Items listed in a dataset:
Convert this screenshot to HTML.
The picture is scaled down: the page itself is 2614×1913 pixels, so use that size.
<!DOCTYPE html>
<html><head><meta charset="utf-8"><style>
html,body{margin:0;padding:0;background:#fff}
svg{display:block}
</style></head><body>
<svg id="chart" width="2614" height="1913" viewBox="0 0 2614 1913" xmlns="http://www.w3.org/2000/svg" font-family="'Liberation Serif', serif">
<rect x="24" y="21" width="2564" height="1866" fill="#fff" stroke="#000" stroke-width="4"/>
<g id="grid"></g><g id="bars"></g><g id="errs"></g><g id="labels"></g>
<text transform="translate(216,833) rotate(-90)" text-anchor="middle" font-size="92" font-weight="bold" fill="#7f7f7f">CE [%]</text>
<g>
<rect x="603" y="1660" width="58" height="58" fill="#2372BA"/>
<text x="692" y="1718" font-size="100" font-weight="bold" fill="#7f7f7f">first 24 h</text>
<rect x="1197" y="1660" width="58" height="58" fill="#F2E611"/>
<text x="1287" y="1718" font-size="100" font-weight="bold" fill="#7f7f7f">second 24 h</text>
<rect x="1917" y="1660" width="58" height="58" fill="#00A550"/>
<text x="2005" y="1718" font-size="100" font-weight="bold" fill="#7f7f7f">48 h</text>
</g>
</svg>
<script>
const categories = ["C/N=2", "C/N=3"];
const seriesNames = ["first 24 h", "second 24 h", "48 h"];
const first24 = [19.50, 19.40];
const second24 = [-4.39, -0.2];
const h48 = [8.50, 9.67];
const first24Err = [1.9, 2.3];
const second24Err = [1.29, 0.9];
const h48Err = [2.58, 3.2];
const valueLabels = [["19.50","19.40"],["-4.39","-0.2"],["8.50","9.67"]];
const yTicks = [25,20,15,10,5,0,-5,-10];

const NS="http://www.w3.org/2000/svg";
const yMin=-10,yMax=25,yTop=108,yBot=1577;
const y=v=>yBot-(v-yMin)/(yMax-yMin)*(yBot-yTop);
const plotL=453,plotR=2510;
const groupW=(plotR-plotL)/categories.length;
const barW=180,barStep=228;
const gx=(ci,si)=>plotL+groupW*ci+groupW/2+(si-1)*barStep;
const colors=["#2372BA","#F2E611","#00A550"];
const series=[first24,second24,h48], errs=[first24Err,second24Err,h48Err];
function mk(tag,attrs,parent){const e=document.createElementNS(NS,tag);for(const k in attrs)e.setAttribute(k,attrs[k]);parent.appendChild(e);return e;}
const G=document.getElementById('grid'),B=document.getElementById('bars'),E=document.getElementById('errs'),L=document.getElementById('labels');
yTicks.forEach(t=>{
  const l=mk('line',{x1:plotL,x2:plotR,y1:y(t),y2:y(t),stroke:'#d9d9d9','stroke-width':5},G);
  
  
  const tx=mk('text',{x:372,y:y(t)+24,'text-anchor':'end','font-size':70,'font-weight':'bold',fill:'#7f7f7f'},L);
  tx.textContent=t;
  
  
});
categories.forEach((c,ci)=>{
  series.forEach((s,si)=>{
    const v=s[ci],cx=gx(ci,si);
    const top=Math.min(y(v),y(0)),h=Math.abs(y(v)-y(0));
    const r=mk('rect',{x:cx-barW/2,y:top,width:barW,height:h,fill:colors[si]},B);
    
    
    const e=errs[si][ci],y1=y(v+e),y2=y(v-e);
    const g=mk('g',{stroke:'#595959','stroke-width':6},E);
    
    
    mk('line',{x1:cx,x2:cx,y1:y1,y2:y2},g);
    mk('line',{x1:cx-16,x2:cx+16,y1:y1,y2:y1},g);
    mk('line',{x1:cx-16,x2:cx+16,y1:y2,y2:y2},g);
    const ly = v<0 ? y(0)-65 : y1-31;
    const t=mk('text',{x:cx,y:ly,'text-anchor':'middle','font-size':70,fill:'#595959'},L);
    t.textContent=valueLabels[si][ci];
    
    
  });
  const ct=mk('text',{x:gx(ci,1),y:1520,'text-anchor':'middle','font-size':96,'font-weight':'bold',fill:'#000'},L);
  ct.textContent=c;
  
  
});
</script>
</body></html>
==
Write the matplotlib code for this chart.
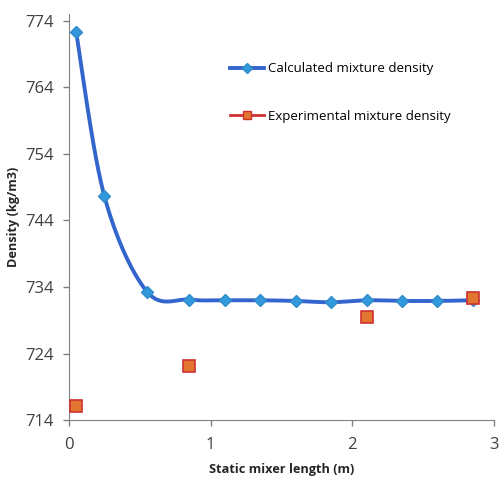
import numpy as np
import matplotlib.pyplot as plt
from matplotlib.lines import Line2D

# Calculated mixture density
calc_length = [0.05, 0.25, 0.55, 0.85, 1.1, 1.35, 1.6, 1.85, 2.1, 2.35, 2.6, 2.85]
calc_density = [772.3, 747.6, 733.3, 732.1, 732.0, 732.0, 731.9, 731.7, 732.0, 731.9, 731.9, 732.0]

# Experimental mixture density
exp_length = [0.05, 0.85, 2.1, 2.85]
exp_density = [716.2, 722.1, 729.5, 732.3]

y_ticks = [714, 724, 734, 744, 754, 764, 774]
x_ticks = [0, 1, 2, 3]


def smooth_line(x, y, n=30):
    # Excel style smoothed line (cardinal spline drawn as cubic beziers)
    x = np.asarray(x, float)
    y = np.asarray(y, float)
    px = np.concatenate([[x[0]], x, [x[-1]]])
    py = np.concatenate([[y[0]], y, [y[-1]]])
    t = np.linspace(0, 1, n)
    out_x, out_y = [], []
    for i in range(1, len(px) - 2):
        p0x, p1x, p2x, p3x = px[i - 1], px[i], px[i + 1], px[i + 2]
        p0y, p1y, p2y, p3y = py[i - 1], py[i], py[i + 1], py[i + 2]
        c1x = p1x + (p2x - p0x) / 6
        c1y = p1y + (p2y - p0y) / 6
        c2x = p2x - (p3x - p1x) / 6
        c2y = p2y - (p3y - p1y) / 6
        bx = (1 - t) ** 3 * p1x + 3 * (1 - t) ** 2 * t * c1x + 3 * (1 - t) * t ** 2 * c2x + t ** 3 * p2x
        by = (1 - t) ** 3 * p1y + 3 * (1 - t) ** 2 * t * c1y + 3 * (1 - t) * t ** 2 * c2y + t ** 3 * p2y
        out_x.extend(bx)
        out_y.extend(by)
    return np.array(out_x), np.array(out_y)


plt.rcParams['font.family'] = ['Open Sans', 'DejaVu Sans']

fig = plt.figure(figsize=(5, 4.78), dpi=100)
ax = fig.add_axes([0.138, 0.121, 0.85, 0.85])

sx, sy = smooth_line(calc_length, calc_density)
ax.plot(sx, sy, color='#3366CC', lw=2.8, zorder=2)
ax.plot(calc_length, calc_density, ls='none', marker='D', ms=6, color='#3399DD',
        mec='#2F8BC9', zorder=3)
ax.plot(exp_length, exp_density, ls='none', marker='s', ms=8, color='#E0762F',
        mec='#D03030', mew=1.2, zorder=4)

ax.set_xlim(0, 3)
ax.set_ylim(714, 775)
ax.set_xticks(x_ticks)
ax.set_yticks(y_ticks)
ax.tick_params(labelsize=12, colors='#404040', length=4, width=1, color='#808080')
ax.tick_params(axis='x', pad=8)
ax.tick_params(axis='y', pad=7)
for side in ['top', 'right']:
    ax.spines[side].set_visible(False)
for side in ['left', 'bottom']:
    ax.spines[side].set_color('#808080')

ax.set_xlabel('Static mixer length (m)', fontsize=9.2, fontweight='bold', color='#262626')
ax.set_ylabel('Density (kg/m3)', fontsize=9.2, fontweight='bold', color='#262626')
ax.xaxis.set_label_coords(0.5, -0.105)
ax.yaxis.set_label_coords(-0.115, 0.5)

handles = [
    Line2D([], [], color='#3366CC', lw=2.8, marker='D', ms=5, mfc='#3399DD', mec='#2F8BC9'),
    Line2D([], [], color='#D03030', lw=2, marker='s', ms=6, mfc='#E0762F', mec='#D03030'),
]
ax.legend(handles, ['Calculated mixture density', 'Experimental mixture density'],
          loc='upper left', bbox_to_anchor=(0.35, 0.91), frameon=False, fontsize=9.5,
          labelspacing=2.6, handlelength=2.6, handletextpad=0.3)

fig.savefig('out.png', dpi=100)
==
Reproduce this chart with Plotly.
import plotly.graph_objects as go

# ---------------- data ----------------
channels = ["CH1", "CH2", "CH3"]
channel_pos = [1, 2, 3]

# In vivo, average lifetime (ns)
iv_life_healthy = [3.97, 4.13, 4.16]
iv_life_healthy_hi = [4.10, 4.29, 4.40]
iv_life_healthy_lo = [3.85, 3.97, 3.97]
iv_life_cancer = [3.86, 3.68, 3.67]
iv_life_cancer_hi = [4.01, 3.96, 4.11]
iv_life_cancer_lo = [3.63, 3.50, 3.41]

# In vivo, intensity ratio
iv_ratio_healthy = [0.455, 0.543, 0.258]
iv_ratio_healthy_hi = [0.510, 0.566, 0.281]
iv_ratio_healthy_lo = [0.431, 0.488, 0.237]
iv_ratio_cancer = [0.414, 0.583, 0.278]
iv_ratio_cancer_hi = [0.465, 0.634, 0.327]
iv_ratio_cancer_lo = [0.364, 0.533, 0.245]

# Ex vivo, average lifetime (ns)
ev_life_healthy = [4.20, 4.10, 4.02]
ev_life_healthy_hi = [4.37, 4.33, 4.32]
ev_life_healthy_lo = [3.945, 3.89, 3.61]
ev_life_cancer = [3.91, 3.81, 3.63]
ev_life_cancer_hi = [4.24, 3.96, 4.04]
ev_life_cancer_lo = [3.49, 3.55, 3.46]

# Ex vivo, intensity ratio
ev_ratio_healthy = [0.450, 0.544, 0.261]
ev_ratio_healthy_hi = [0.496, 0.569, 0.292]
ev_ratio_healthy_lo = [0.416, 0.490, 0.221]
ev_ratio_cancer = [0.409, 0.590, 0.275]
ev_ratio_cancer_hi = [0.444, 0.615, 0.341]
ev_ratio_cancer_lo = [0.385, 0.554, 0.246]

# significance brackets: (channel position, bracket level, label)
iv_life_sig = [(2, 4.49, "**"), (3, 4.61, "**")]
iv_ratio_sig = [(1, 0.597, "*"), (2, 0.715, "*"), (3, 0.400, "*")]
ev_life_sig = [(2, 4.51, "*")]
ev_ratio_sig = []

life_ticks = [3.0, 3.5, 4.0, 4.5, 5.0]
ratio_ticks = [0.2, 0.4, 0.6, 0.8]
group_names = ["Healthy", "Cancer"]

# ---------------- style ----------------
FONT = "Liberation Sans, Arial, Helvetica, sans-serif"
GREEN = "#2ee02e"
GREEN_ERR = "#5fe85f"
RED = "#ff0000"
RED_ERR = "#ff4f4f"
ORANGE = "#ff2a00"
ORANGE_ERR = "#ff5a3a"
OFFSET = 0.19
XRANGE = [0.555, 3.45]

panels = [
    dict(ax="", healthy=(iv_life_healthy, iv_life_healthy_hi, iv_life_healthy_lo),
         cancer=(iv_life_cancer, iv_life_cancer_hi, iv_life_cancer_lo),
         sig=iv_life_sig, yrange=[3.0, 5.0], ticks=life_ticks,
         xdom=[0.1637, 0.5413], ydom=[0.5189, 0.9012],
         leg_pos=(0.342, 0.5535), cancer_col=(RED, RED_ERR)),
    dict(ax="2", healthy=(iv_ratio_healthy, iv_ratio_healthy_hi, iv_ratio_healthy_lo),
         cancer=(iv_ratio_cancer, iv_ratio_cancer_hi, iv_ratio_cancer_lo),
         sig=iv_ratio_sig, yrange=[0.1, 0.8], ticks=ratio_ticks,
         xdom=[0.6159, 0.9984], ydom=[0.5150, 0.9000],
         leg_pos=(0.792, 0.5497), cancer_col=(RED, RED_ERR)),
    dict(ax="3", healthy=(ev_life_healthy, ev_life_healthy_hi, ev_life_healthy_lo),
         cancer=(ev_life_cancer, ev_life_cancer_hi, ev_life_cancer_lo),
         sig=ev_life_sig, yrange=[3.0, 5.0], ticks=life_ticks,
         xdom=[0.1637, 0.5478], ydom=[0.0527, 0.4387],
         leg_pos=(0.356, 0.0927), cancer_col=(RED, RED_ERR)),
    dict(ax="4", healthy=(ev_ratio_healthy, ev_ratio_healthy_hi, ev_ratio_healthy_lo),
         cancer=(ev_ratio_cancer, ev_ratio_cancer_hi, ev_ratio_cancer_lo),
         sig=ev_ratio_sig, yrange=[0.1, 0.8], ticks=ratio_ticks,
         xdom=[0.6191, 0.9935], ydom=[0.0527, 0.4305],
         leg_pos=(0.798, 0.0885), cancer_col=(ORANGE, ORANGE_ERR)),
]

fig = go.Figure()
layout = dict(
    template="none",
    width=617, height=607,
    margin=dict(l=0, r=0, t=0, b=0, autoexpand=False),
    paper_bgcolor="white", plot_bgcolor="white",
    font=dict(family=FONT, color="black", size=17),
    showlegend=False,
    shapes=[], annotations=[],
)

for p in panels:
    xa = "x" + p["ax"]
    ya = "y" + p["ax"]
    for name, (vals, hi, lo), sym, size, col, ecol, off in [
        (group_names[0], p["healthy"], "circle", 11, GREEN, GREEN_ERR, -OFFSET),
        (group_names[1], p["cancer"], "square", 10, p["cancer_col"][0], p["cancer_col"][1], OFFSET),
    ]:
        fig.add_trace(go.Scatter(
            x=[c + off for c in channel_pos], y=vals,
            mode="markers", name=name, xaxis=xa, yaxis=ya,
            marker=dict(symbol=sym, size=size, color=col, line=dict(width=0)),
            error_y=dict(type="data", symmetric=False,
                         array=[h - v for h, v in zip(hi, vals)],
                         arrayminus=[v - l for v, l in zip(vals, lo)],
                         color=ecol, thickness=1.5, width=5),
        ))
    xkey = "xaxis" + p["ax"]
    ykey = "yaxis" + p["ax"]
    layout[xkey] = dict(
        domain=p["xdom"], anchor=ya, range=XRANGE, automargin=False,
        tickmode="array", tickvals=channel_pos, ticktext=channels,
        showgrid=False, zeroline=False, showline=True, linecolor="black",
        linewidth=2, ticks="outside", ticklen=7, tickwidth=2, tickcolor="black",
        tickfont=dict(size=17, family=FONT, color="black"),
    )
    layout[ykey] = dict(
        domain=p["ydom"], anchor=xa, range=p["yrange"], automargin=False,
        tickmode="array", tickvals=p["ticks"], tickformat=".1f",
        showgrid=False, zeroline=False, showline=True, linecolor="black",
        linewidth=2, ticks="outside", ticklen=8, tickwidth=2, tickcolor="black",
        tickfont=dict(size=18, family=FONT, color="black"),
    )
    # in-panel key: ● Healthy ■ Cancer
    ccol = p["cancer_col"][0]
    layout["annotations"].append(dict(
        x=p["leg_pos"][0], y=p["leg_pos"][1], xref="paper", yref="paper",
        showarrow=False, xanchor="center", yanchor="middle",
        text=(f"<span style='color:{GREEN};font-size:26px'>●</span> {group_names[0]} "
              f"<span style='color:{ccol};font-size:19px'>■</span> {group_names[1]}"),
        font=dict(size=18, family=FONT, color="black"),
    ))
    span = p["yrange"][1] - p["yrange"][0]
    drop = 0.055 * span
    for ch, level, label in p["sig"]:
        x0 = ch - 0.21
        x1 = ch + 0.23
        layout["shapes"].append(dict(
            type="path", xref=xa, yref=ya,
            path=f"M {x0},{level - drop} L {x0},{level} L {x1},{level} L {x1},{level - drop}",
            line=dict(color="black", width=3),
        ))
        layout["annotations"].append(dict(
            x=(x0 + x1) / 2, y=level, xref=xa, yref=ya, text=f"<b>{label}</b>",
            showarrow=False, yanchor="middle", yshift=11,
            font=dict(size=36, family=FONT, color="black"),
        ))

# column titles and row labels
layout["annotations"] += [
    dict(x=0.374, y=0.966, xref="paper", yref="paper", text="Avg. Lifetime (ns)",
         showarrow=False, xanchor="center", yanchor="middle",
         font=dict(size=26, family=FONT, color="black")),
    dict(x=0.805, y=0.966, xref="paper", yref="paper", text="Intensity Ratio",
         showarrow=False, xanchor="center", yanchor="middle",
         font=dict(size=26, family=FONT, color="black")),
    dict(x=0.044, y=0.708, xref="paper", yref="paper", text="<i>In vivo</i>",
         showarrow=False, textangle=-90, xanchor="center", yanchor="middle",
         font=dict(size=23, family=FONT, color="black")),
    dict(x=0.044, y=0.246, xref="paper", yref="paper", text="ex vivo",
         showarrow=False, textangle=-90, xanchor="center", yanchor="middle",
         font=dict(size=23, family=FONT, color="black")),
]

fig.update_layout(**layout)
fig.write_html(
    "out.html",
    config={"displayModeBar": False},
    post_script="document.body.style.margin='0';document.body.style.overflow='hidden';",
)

→ **What you have to do**
Exactly as written, return the lines from the line containing "Convert this screenshot to HTML." through the line containing "const yTicks = [25,20,15,10,5,0,-5,-10];", both included.

→ **Task output**
Convert this screenshot to HTML.
The picture is scaled down: the page itself is 2614×1913 pixels, so use that size.
<!DOCTYPE html>
<html><head><meta charset="utf-8"><style>
html,body{margin:0;padding:0;background:#fff}
svg{display:block}
</style></head><body>
<svg id="chart" width="2614" height="1913" viewBox="0 0 2614 1913" xmlns="http://www.w3.org/2000/svg" font-family="'Liberation Serif', serif">
<rect x="24" y="21" width="2564" height="1866" fill="#fff" stroke="#000" stroke-width="4"/>
<g id="grid"></g><g id="bars"></g><g id="errs"></g><g id="labels"></g>
<text transform="translate(216,833) rotate(-90)" text-anchor="middle" font-size="92" font-weight="bold" fill="#7f7f7f">CE [%]</text>
<g>
<rect x="603" y="1660" width="58" height="58" fill="#2372BA"/>
<text x="692" y="1718" font-size="100" font-weight="bold" fill="#7f7f7f">first 24 h</text>
<rect x="1197" y="1660" width="58" height="58" fill="#F2E611"/>
<text x="1287" y="1718" font-size="100" font-weight="bold" fill="#7f7f7f">second 24 h</text>
<rect x="1917" y="1660" width="58" height="58" fill="#00A550"/>
<text x="2005" y="1718" font-size="100" font-weight="bold" fill="#7f7f7f">48 h</text>
</g>
</svg>
<script>
const categories = ["C/N=2", "C/N=3"];
const seriesNames = ["first 24 h", "second 24 h", "48 h"];
const first24 = [19.50, 19.40];
const second24 = [-4.39, -0.2];
const h48 = [8.50, 9.67];
const first24Err = [1.9, 2.3];
const second24Err = [1.29, 0.9];
const h48Err = [2.58, 3.2];
const valueLabels = [["19.50","19.40"],["-4.39","-0.2"],["8.50","9.67"]];
const yTicks = [25,20,15,10,5,0,-5,-10];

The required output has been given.